Varenicline and nicotine patch combo no better than varenicline alone for Smoking cessation: JAMA
Smoking cessation medications are popularly used in health care to help smokers adapt a better life. Research in the past suggests that combining varenicline with the nicotine patch, may increase cessation effectiveness.
Dr Timothy B. Baker, PhD and team have found in a randomized clinical trial that among adults smoking five cigarettes per day or more, there were no significant differences in seven-day abstinence at 52 weeks among those treated with combined varenicline plus nicotine patch therapy compared with varenicline alone or among those treated for 24 weeks compared with 12 weeks.
The findings of this randomized clinical trial don't support the use of combined therapy or of extended treatment duration.
These findings are published in JAMA Network.
The objective of the study was to compare combinations of varenicline plus the nicotine or placebo patch vs combinations used for either 12 weeks (standard duration) or 24 weeks (extended duration).
The study was a double-blinded, 2 × 2 factorial randomized clinical trial conducted from November 11, 2017, to July 9, 2020, at 1 research clinic in Madison, Wisconsin, and at 1 clinic in Milwaukee, Wisconsin. 5836 adults were asked to participate in the study, 1251 who smoked 5 cigarettes/d or more were randomized. All participants received cessation counseling and were randomized to 1 of 4 medication groups: varenicline monotherapy for 12 weeks (n = 315), varenicline plus nicotine patch for 12 weeks (n = 314), varenicline monotherapy for 24 weeks (n = 311), or varenicline plus nicotine patch for 24 weeks (n = 311). The primary outcome was carbon monoxide confirmed self-reported 7-day point prevalence abstinence at 52 weeks.

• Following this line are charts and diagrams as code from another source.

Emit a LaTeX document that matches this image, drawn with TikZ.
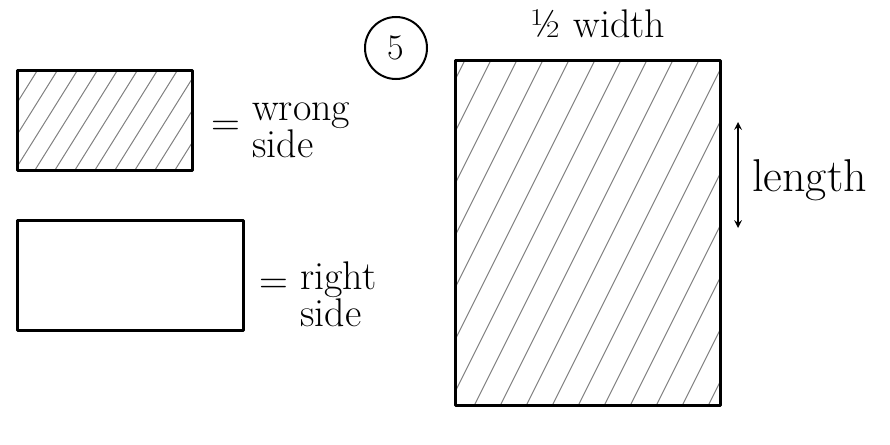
\documentclass[tikz,border=0pt]{standalone}
\usepackage{amsmath}
\usepackage{tikz}

\begin{document}
\begin{tikzpicture}[x=1pt,y=-1pt,
    edge/.style={line width=3pt,line cap=round,line join=round},
    hatch/.style={gray,line width=1pt},
    label/.style={inner sep=0pt,align=left,font=\fontsize{40}{34}\selectfont}]
  \useasboundingbox (0,0) rectangle (890,444);
  % Wrong side swatch
  \begin{scope}
    \clip (17,70) rectangle (192,170);
    \foreach \i in {0,...,12}
      \draw[hatch] (\i*20-70,178) -- ++(72,-115);
  \end{scope}
  \draw[edge] (17,70) rectangle (192,170);
  \node[label] (eqwrong) at (226,128) {=};
  \node[label,anchor=west] (wrong) at (252,130) {wrong\\side};
  % Right side swatch
  \draw[edge] (17,220) rectangle (243,330);
  \node[label] (eqright) at (274,286) {=};
  \node[label,anchor=west] (right) at (300,294) {right\\side};
  % Step 5: folded piece
  \node[circle,draw,line width=2pt,minimum size=62pt,inner sep=0pt,
        font=\fontsize{36}{36}\selectfont] (step) at (396,48) {5};
  \begin{scope}
    \clip (455,60) rectangle (720,405);
    \foreach \i in {0,...,16}
      \draw[hatch] (\i*26+290,410) -- ++(175,-350);
  \end{scope}
  \draw[edge] (455,60) rectangle (720,405);
  \node[label] (width) at (598,24) {½ width};
  % Length arrow
  \coordinate (lentop) at (738,122);
  \coordinate (lenbot) at (738,228);
  \draw[line width=2.4pt,<->,>=stealth] (lentop) -- (lenbot);
  \node[label,anchor=west,font=\fontsize{46}{46}\selectfont] (length) at (752,180) {length};
\end{tikzpicture}
\end{document}
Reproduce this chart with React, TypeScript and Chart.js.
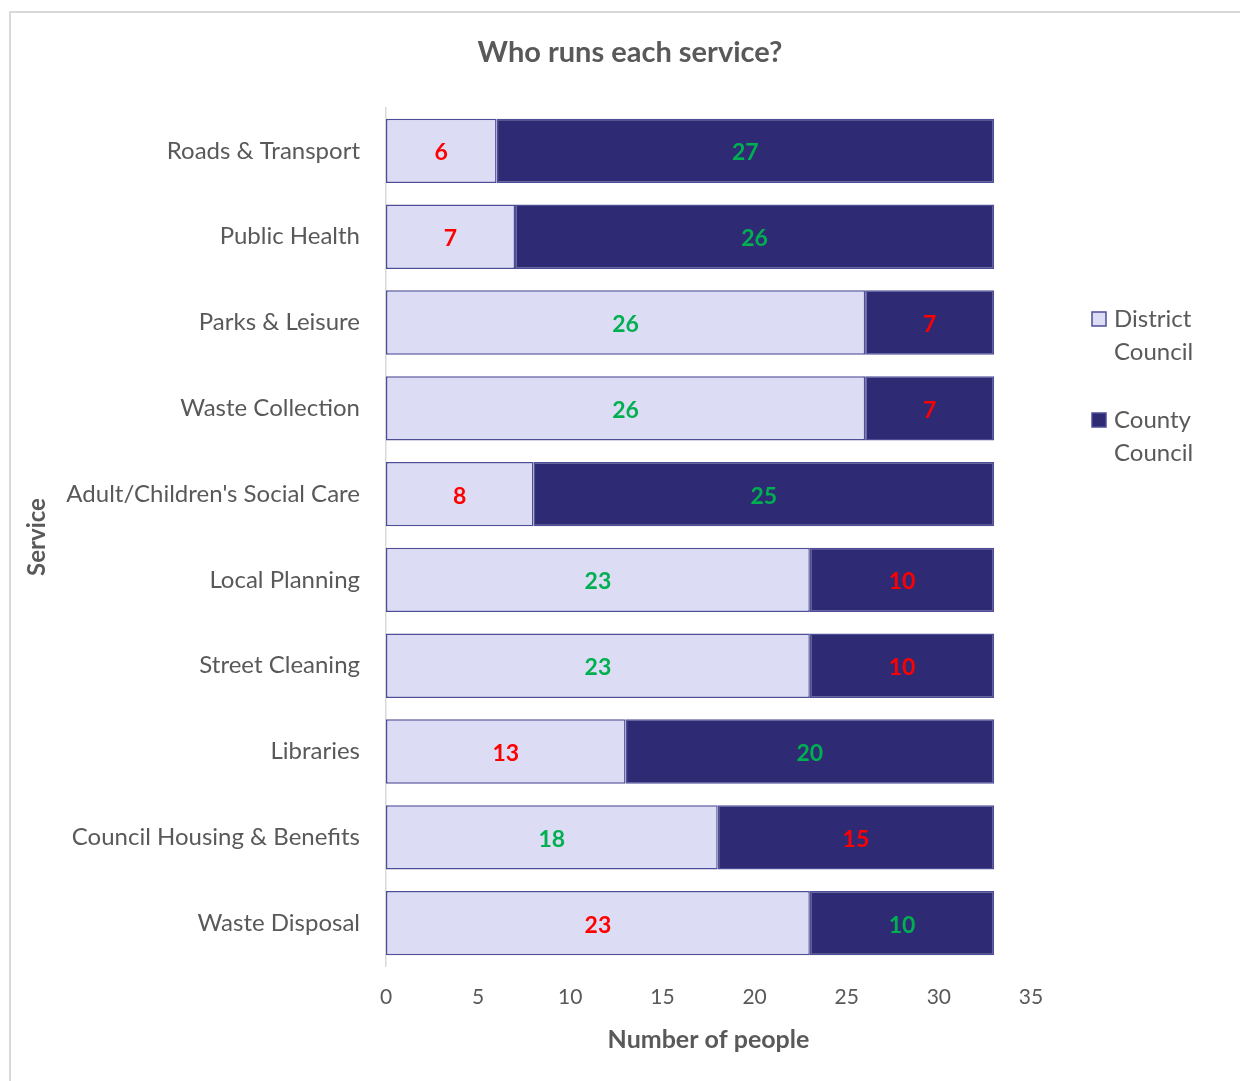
import React, { useEffect, useRef } from 'react';
import { Chart, registerables } from 'chart.js';

Chart.register(...registerables);

const categories = [
  'Roads & Transport',
  'Public Health',
  'Parks & Leisure',
  'Waste Collection',
  "Adult/Children's Social Care",
  'Local Planning',
  'Street Cleaning',
  'Libraries',
  'Council Housing & Benefits',
  'Waste Disposal',
];
const districtValues = [6, 7, 26, 26, 8, 23, 23, 13, 18, 23];
const countyValues = [27, 26, 7, 7, 25, 10, 10, 20, 15, 10];
const correctAnswers = ['County', 'County', 'District', 'District', 'County', 'District', 'District', 'County', 'District', 'County'];
const seriesNames = ['District', 'County'];
const seriesLegend = [['District', 'Council'], ['County', 'Council']];
const xMin = 0;
const xMax = 35;
const xStep = 5;

const FONT = 'Lato, "Open Sans", sans-serif';
const TEXT = '#595959';
const GREEN = '#00B050';
const RED = '#FF0000';
const DISTRICT_FILL = '#DCDCF5';
const COUNTY_FILL = '#2E2A74';
const BAR_BORDER = '#4E4E98';

const labelPlugin = {
  id: 'valueLabels',
  afterDatasetsDraw(chart: any) {
    const ctx = chart.ctx;
    ctx.save();
    ctx.font = `bold 23px ${FONT}`;
    ctx.textAlign = 'center';
    ctx.textBaseline = 'middle';
    chart.data.datasets.forEach((ds: any, di: number) => {
      const meta = chart.getDatasetMeta(di);
      meta.data.forEach((el: any, i: number) => {
        const { x, base, y } = el.getProps(['x', 'base', 'y'], true);
        const correct = correctAnswers[i] === seriesNames[di];
        ctx.fillStyle = correct ? GREEN : RED;
        ctx.fillText(String(ds.data[i]), (x + base) / 2, y + 2);
      });
    });
    ctx.restore();
  },
};

const titleLegendPlugin = {
  id: 'titleLegend',
  afterDraw(chart: any) {
    const ctx = chart.ctx;
    const area = chart.chartArea;
    ctx.save();
    // title
    ctx.font = `bold 29px ${FONT}`;
    ctx.fillStyle = TEXT;
    ctx.textAlign = 'center';
    ctx.textBaseline = 'middle';
    ctx.fillText('Who runs each service?', chart.width / 2 + 10, 53);
    // legend
    const lx = area.right + 61;
    const startY = 319;
    const itemGap = 101;
    const lineGap = 33;
    ctx.font = `24px ${FONT}`;
    ctx.textAlign = 'left';
    chart.data.datasets.forEach((ds: any, di: number) => {
      const y0 = startY + di * itemGap;
      ctx.fillStyle = ds.backgroundColor;
      ctx.fillRect(lx, y0 - 7, 14, 14);
      ctx.strokeStyle = BAR_BORDER;
      ctx.lineWidth = 1.5;
      ctx.strokeRect(lx, y0 - 7, 14, 14);
      ctx.fillStyle = TEXT;
      seriesLegend[di].forEach((line, li) => {
        ctx.fillText(line, lx + 22, y0 + li * lineGap);
      });
    });
    ctx.restore();
  },
};

export default function App() {
  const canvasRef = useRef<HTMLCanvasElement | null>(null);

  useEffect(() => {
    const canvas = canvasRef.current;
    if (!canvas) return;
    const chart = new Chart(canvas, {
      type: 'bar',
      data: {
        labels: categories,
        datasets: [
          {
            label: 'District Council',
            data: districtValues,
            backgroundColor: DISTRICT_FILL,
            borderColor: BAR_BORDER,
            borderWidth: 1.5,
            borderSkipped: false,
            barPercentage: 0.75,
            categoryPercentage: 1,
          },
          {
            label: 'County Council',
            data: countyValues,
            backgroundColor: COUNTY_FILL,
            borderColor: BAR_BORDER,
            borderWidth: 1.5,
            borderSkipped: false,
            barPercentage: 0.75,
            categoryPercentage: 1,
          },
        ],
      },
      options: {
        indexAxis: 'y',
        responsive: false,
        animation: false,
        maintainAspectRatio: false,
        layout: { padding: { left: 18, right: 209, top: 108, bottom: 0 } },
        plugins: {
          legend: { display: false },
          title: { display: false },
          tooltip: { enabled: false },
        },
        scales: {
          x: {
            stacked: true,
            min: xMin,
            max: xMax,
            ticks: {
              stepSize: xStep,
              color: TEXT,
              font: { family: FONT, size: 21 },
              padding: 19,
            },
            grid: { display: false, drawTicks: false },
            border: { display: false },
            title: {
              display: true,
              text: 'Number of people',
              color: TEXT,
              font: { family: FONT, size: 25, weight: 'bold' },
              padding: { top: 0, bottom: 26 },
            },
            afterFit(scale: any) {
              scale.height = 115;
            },
          },
          y: {
            stacked: true,
            ticks: {
              color: TEXT,
              font: { family: FONT, size: 24 },
              padding: 26,
            },
            grid: { display: false, drawTicks: false },
            border: { display: true, color: '#D9D9D9', width: 1.5 },
            title: {
              display: true,
              text: 'Service',
              color: TEXT,
              font: { family: FONT, size: 24, weight: 'bold' },
              padding: { top: 5, bottom: 0 },
            },
            afterFit(scale: any) {
              scale.width = 368;
            },
          },
        },
      } as any,
      plugins: [labelPlugin, titleLegendPlugin],
    });
    return () => chart.destroy();
  }, []);

  return (
    <div style={{ position: 'absolute', left: 0, top: 0, width: 1240, height: 1081, overflow: 'hidden', background: '#fff' }}>
      <div
        style={{
          position: 'absolute',
          left: 9,
          top: 11,
          width: 1300,
          height: 1200,
          border: '2px solid #D9D9D9',
          boxSizing: 'border-box',
        }}
      />
      <canvas ref={canvasRef} width={1240} height={1081} style={{ position: 'absolute', left: 0, top: 0 }} />
    </div>
  );
}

The results of the study were
• A total of 1251 patients were randomized (mean [SD] age, 49.1 [11.9] years; 675 [54.0%] women), 751 (60.0%) completed treatment and 881 (70.4%) provided final follow-up.
• the primary outcome, showed no significant interaction between the 2 treatment factors of medication type and medication duration (odds ratio [OR], 1.03 [95% CI, 0.91 to 1.17]; P = .66).
• For patients randomized to 24-week vs 12-week treatment duration, the primary outcome was seen in 24.8% (154/622) vs 24.3% (153/629), respectively (risk difference, −0.4% [95% CI, −5.2% to 4.3%]; OR, 1.01 [95% CI, 0.89 to 1.15]).
• In patients randomized to varenicline combination therapy vs varenicline monotherapy, the primary outcome was seen in 24.3% (152/625) vs 24.8% (155/626), respectively (risk difference, 0.4% [95% CI, −4.3% to 5.2%]; OR, 0.99 [95% CI, 0.87 to 1.12]).
• Nausea occurrence ranged from 24.0% to 30.9% and insomnia occurrence ranged from 24.4% to 30.5% across the 4 groups.
Dr Baker and team conveyed that the study suggested adults who smoked 5cigarretes/day or more showed no significant difference in 7-day point prevalence abstinence at 52 weeks among those treated with combined varenicline plus nicotine patch therapy vs varenicline monotherapy, or among those treated for 24 weeks vs 12 weeks. These findings did not support the use of combined therapy or of extended treatment duration.
Baker TB, Piper ME, Smith SS, Bolt DM, Stein JH, Fiore MC. Effects of Combined Varenicline With Nicotine Patch and of Extended Treatment Duration on Smoking Cessation: A Randomized Clinical Trial.